WORK REQUIRED:
The lines from the top of the material below through the line containing "baseline_level = 0.0" are to be printed exactly, with pictures omitted.

DATA LINES:
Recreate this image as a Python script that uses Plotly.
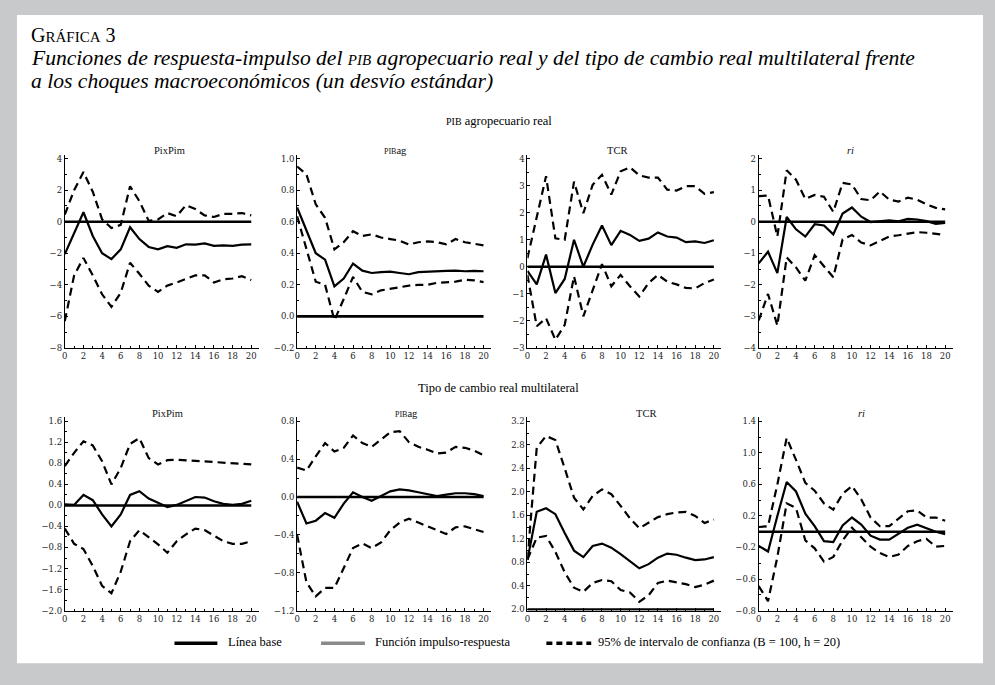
import plotly.graph_objects as go

# ---------------- data ----------------
horizon = list(range(21))
baseline_level = 0.0

# Row 1: PIB agropecuario real
pib_pixpim_irf = [-2.05, -0.7, 0.6, -0.9, -2.0, -2.37, -1.75, -0.35, -1.1, -1.6, -1.75, -1.55, -1.65, -1.43, -1.45, -1.37, -1.53, -1.5, -1.53, -1.45, -1.43]
pib_pixpim_up = [0.45, 2.0, 3.15, 1.9, 0.15, -0.4, -0.2, 2.25, 1.3, 0.05, 0.15, 0.55, 0.35, 1.05, 0.8, 0.4, 0.3, 0.5, 0.5, 0.55, 0.4]
pib_pixpim_lo = [-6.3, -3.4, -2.3, -3.4, -4.6, -5.4, -4.5, -2.6, -3.3, -4.05, -4.45, -4.05, -3.85, -3.65, -3.4, -3.4, -3.85, -3.65, -3.6, -3.45, -3.7]

pib_pibag_irf = [0.69, 0.55, 0.40, 0.36, 0.19, 0.24, 0.335, 0.29, 0.275, 0.28, 0.284, 0.275, 0.267, 0.28, 0.284, 0.284, 0.288, 0.29, 0.286, 0.288, 0.286]
pib_pibag_up = [0.95, 0.9, 0.71, 0.625, 0.425, 0.47, 0.54, 0.51, 0.52, 0.5, 0.49, 0.48, 0.455, 0.47, 0.475, 0.47, 0.457, 0.49, 0.47, 0.46, 0.45]
pib_pibag_lo = [0.635, 0.425, 0.22, 0.2, -0.025, 0.11, 0.25, 0.155, 0.14, 0.165, 0.175, 0.185, 0.195, 0.2, 0.2, 0.213, 0.217, 0.22, 0.232, 0.228, 0.217]

pib_tcr_irf = [-0.15, -0.65, 0.45, -0.97, -0.45, 1.0, 0.0, 0.82, 1.53, 0.8, 1.33, 1.18, 0.96, 1.04, 1.27, 1.12, 1.08, 0.91, 0.94, 0.88, 0.98]
pib_tcr_up = [0.32, 1.8, 3.35, 1.05, 1.0, 3.15, 1.98, 3.03, 3.4, 2.67, 3.53, 3.68, 3.38, 3.3, 3.3, 2.85, 2.82, 2.98, 2.98, 2.7, 2.76]
pib_tcr_lo = [-0.3, -2.2, -1.9, -2.7, -2.15, -0.35, -1.83, -0.9, 0.1, -0.72, -0.3, -0.72, -1.1, -0.6, -0.3, -0.55, -0.65, -0.78, -0.8, -0.6, -0.47]

pib_ri_irf = [-1.32, -0.95, -1.63, 0.15, -0.24, -0.47, -0.08, -0.12, -0.4, 0.26, 0.45, 0.16, -0.01, 0.01, 0.04, 0.01, 0.09, 0.07, 0.02, -0.07, -0.04]
pib_ri_up = [0.81, 0.83, -0.47, 1.63, 1.33, 0.72, 0.85, 0.79, 0.31, 1.23, 1.18, 0.72, 0.68, 0.96, 0.7, 0.64, 0.76, 0.7, 0.55, 0.44, 0.39]
pib_ri_lo = [-3.13, -2.29, -3.29, -1.13, -1.45, -1.87, -1.06, -1.4, -1.76, -0.56, -0.42, -0.66, -0.75, -0.61, -0.47, -0.43, -0.38, -0.33, -0.35, -0.38, -0.42]

# Row 2: Tipo de cambio real multilateral
tcr_pixpim_irf = [0.02, 0.01, 0.2, 0.1, -0.17, -0.4, -0.17, 0.2, 0.27, 0.13, 0.05, -0.03, 0.01, 0.08, 0.16, 0.15, 0.08, 0.03, 0.01, 0.03, 0.09]
tcr_pixpim_up = [0.75, 1.0, 1.22, 1.14, 0.84, 0.4, 0.71, 1.17, 1.28, 0.9, 0.78, 0.86, 0.87, 0.86, 0.85, 0.84, 0.83, 0.82, 0.81, 0.79, 0.78]
tcr_pixpim_lo = [-0.44, -0.73, -0.83, -1.15, -1.53, -1.67, -1.26, -0.68, -0.47, -0.61, -0.74, -0.9, -0.68, -0.55, -0.44, -0.47, -0.58, -0.68, -0.73, -0.73, -0.68]

tcr_pibag_irf = [-0.05, -0.28, -0.25, -0.17, -0.22, -0.07, 0.05, 0.0, -0.04, 0.01, 0.06, 0.08, 0.07, 0.05, 0.03, 0.01, 0.025, 0.04, 0.04, 0.03, 0.01]
tcr_pibag_up = [0.31, 0.28, 0.43, 0.57, 0.48, 0.52, 0.65, 0.57, 0.53, 0.61, 0.685, 0.695, 0.58, 0.53, 0.5, 0.46, 0.47, 0.53, 0.52, 0.49, 0.44]
tcr_pibag_lo = [-0.40, -0.9, -1.05, -0.96, -0.96, -0.75, -0.54, -0.49, -0.54, -0.48, -0.35, -0.27, -0.23, -0.27, -0.31, -0.35, -0.39, -0.32, -0.31, -0.34, -0.37]

tcr_tcr_irf = [0.84, 1.66, 1.72, 1.62, 1.3, 1.0, 0.89, 1.08, 1.12, 1.05, 0.94, 0.82, 0.70, 0.77, 0.88, 0.95, 0.93, 0.88, 0.84, 0.85, 0.89]
tcr_tcr_up = [0.85, 2.75, 2.95, 2.88, 2.4, 1.9, 1.7, 1.93, 2.04, 1.96, 1.76, 1.55, 1.38, 1.47, 1.57, 1.62, 1.65, 1.66, 1.59, 1.47, 1.53]
tcr_tcr_lo = [0.85, 1.22, 1.25, 0.98, 0.63, 0.37, 0.3, 0.45, 0.5, 0.48, 0.33, 0.29, 0.13, 0.24, 0.45, 0.49, 0.46, 0.43, 0.38, 0.42, 0.49]

tcr_ri_irf = [-0.18, -0.25, 0.2, 0.63, 0.51, 0.23, 0.07, -0.12, -0.13, 0.08, 0.18, 0.09, -0.05, -0.1, -0.1, -0.03, 0.05, 0.09, 0.04, 0.0, -0.03]
tcr_ri_up = [0.06, 0.07, 0.6, 1.19, 0.91, 0.62, 0.52, 0.36, 0.28, 0.48, 0.58, 0.41, 0.18, 0.07, 0.07, 0.16, 0.26, 0.27, 0.18, 0.18, 0.14]
tcr_ri_lo = [-0.69, -0.88, -0.32, 0.36, 0.3, -0.11, -0.21, -0.38, -0.32, -0.11, 0.05, -0.07, -0.19, -0.27, -0.32, -0.29, -0.18, -0.12, -0.09, -0.19, -0.18]

# tick labels (as printed in the original)
xtick_vals = list(range(0, 21, 2))
ytick_vals = [
    [-8, -6, -4, -2, 0, 2, 4],
    [-0.2, 0.0, 0.2, 0.4, 0.6, 0.8, 1.0],
    [-3, -2, -1, 0, 1, 2, 3, 4],
    [-4, -3, -2, -1, 0, 1, 2],
    [-2.0, -1.6, -1.2, -0.8, -0.4, 0.0, 0.4, 0.8, 1.2, 1.6],
    [-1.2, -0.8, -0.4, 0.0, 0.4, 0.8],
    [0.0, 0.4, 0.8, 1.2, 1.6, 2.0, 2.4, 2.8, 3.2],
    [-1.0, -0.6, -0.2, 0.2, 0.6, 1.0, 1.4],
]
ytick_text = [
    ["−8", "−6", "−4", "−2", "0", "2", "4"],
    ["−0.2", "0.0", "0.2", "0.4", "0.6", "0.8", "1.0"],
    ["−3", "−2", "−1", "0", "1", "2", "3", "4"],
    ["−4", "−3", "−2", "−1", "0", "1", "2"],
    ["−2.0", "−1.6", "−1.2", "−0.8", "−0.4", "0.0", "0.4", "0.8", "1.2", "1.6"],
    ["−1.2", "−0.8", "−0.4", "0.0", "0.4", "0.8"],
    ["2.0", "0.4", "0.8", "1.2", "1.6", "2.0", "2.4", "2.8", "3.2"],
    ["−0.8", "−0.6", "−0.2", "0.2", "0.6", "1.0", "1.4"],
]
ytick_minor = [1, 0.1, 0.5, 0.5, 0.2, 0.2, 0.2, 0.2]

panel_titles = ["PixPim", "<span style='font-size:8px'>PIB</span>ag", "TCR", "<i>ri</i>"] * 2
row_titles = ["<span style='font-size:10px'>PIB</span> agropecuario real", "Tipo de cambio real multilateral"]

series = [
    (pib_pixpim_irf, pib_pixpim_up, pib_pixpim_lo),
    (pib_pibag_irf, pib_pibag_up, pib_pibag_lo),
    (pib_tcr_irf, pib_tcr_up, pib_tcr_lo),
    (pib_ri_irf, pib_ri_up, pib_ri_lo),
    (tcr_pixpim_irf, tcr_pixpim_up, tcr_pixpim_lo),
    (tcr_pibag_irf, tcr_pibag_up, tcr_pibag_lo),
    (tcr_tcr_irf, tcr_tcr_up, tcr_tcr_lo),
    (tcr_ri_irf, tcr_ri_up, tcr_ri_lo),
]

legend_labels = ["Línea base", "Función impulso-respuesta", "95% de intervalo de confianza (B = 100, h = 20)"]

# ---------------- layout geometry (pixels) ----------------
W, H = 995, 685
col_left = [62, 295, 526, 758]
px_per_unit_x = 9.35
x_max = 20.8
row_top = [155, 420]
row_bot = [350, 615]
tick_top_px = [159, 424]
title_x_px = [[167, 394, 616, 850], [165, 405, 645, 861]]

def fx(px):
    return px / W

def fy(py):
    return 1 - py / H

SERIF = "Liberation Serif, Times New Roman, DejaVu Serif, serif"
TICKFONT = dict(family="DejaVu Serif, serif", size=8.5, color="#222")

fig = go.Figure()
layout = {}
annotations = []
shapes = []

# background: grey frame with white card
shapes.append(dict(type="rect", xref="paper", yref="paper", x0=fx(14), x1=fx(983),
                   y0=fy(668), y1=fy(14), fillcolor="white", line=dict(width=0), layer="below"))

DASH = "8px,5px"

for i in range(8):
    r, c = divmod(i, 4)
    n = i + 1
    xa = "x" if n == 1 else f"x{n}"
    ya = "y" if n == 1 else f"y{n}"
    xkey = "xaxis" if n == 1 else f"xaxis{n}"
    ykey = "yaxis" if n == 1 else f"yaxis{n}"
    irf, up, lo = series[i]

    fig.add_trace(go.Scatter(x=horizon, y=[baseline_level] * len(horizon), xaxis=xa, yaxis=ya,
                             mode="lines", line=dict(color="black", width=2.6),
                             showlegend=False, hoverinfo="skip"))
    fig.add_trace(go.Scatter(x=horizon, y=up, xaxis=xa, yaxis=ya, mode="lines",
                             line=dict(color="black", width=2.2, dash=DASH), showlegend=False))
    fig.add_trace(go.Scatter(x=horizon, y=lo, xaxis=xa, yaxis=ya, mode="lines",
                             line=dict(color="black", width=2.2, dash=DASH), showlegend=False))
    fig.add_trace(go.Scatter(x=horizon, y=irf, xaxis=xa, yaxis=ya, mode="lines",
                             line=dict(color="black", width=2.2), showlegend=False))

    x0 = col_left[c]
    x1 = x0 + x_max * px_per_unit_x
    tv = ytick_vals[i]
    span_ticks = tv[-1] - tv[0]
    ratio = (row_bot[r] - row_top[r]) / (row_bot[r] - tick_top_px[r])
    yr = [tv[0], tv[0] + span_ticks * ratio]
    if abs(tv[0] - baseline_level) < 1e-9:
        # baseline lies on the bottom axis: leave ~1px so the thick line is not clipped
        yr[0] = tv[0] - span_ticks * 1.2 / (row_bot[r] - tick_top_px[r])

    layout[xkey] = dict(domain=[fx(x0), fx(x1)], range=[0, x_max], anchor=ya,
                        tickvals=xtick_vals, ticktext=[str(v) for v in xtick_vals],
                        ticks="inside", ticklen=3, tickcolor="black", tickwidth=1,
                        showline=True, linecolor="black", linewidth=1,
                        mirror=False, showgrid=False, zeroline=False, tickfont=TICKFONT,
                        minor=dict(dtick=1, ticks="inside", ticklen=2, tickcolor="black"))
    layout[ykey] = dict(domain=[fy(row_bot[r]), fy(row_top[r])], range=yr, anchor=xa,
                        tickvals=tv, ticktext=ytick_text[i],
                        ticks="inside", ticklen=3, tickcolor="black", tickwidth=1,
                        showline=True, linecolor="black", linewidth=1,
                        showgrid=False, zeroline=False, tickfont=TICKFONT,
                        minor=dict(dtick=ytick_minor[i], tick0=tv[0], ticks="inside", ticklen=2, tickcolor="black"))

    annotations.append(dict(text=panel_titles[i], xref="paper", yref="paper",
                            x=fx(title_x_px[r][c]), y=fy(row_top[r] - 4), xanchor="center", yanchor="middle",
                            showarrow=False, font=dict(family=SERIF, size=10.5, color="#111")))

# titles
annotations.append(dict(text="G<span style='font-size:15px'>RÁFICA</span> 3", xref="paper", yref="paper",
                        x=fx(26), y=fy(34), xanchor="left", yanchor="middle", showarrow=False,
                        font=dict(family=SERIF, size=20, color="black")))
annotations.append(dict(text="<i>Funciones de respuesta-impulso del <span style='font-size:15px'>PIB</span> agropecuario real y del tipo de cambio real multilateral frente</i>",
                        xref="paper", yref="paper", x=fx(26), y=fy(58), xanchor="left", yanchor="middle",
                        showarrow=False, font=dict(family=SERIF, size=21.6, color="black")))
annotations.append(dict(text="<i>a los choques macroeconómicos (un desvío estándar)</i>",
                        xref="paper", yref="paper", x=fx(26), y=fy(81), xanchor="left", yanchor="middle",
                        showarrow=False, font=dict(family=SERIF, size=21.6, color="black")))
for r, ty in enumerate([121, 390]):
    annotations.append(dict(text=row_titles[r], xref="paper", yref="paper", x=fx(497), y=fy(ty),
                            xanchor="center", yanchor="middle", showarrow=False,
                            font=dict(family=SERIF, size=12.5, color="black")))

# legend (drawn as shapes + text)
leg_y = 648
leg_items = [
    (172, 215, "black", "solid", 224),
    (319, 363, "#8a8a8a", "solid", 371),
    (545, 590, "black", "6px,4px", 595),
]
for (lx0, lx1, col, dash, tx), lab in zip(leg_items, legend_labels):
    shapes.append(dict(type="line", xref="paper", yref="paper", x0=fx(lx0), x1=fx(lx1),
                       y0=fy(leg_y), y1=fy(leg_y), line=dict(color=col, width=3.5, dash=dash)))
    annotations.append(dict(text=lab, xref="paper", yref="paper", x=fx(tx), y=fy(leg_y - 1),
                            xanchor="left", yanchor="middle", showarrow=False,
                            font=dict(family=SERIF, size=12.5, color="black")))

fig.update_layout(width=W, height=H, margin=dict(l=0, r=0, t=0, b=0),
                  paper_bgcolor="#c8c9cb", plot_bgcolor="white",
                  showlegend=False, annotations=annotations, shapes=shapes, **layout)

fig.write_html("out.html", config={"displayModeBar": False},
               post_script="document.body.style.margin='0';document.body.style.padding='0';")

TASK ANSWER:
Recreate this image as a Python script that uses Plotly.
import plotly.graph_objects as go

# ---------------- data ----------------
horizon = list(range(21))
baseline_level = 0.0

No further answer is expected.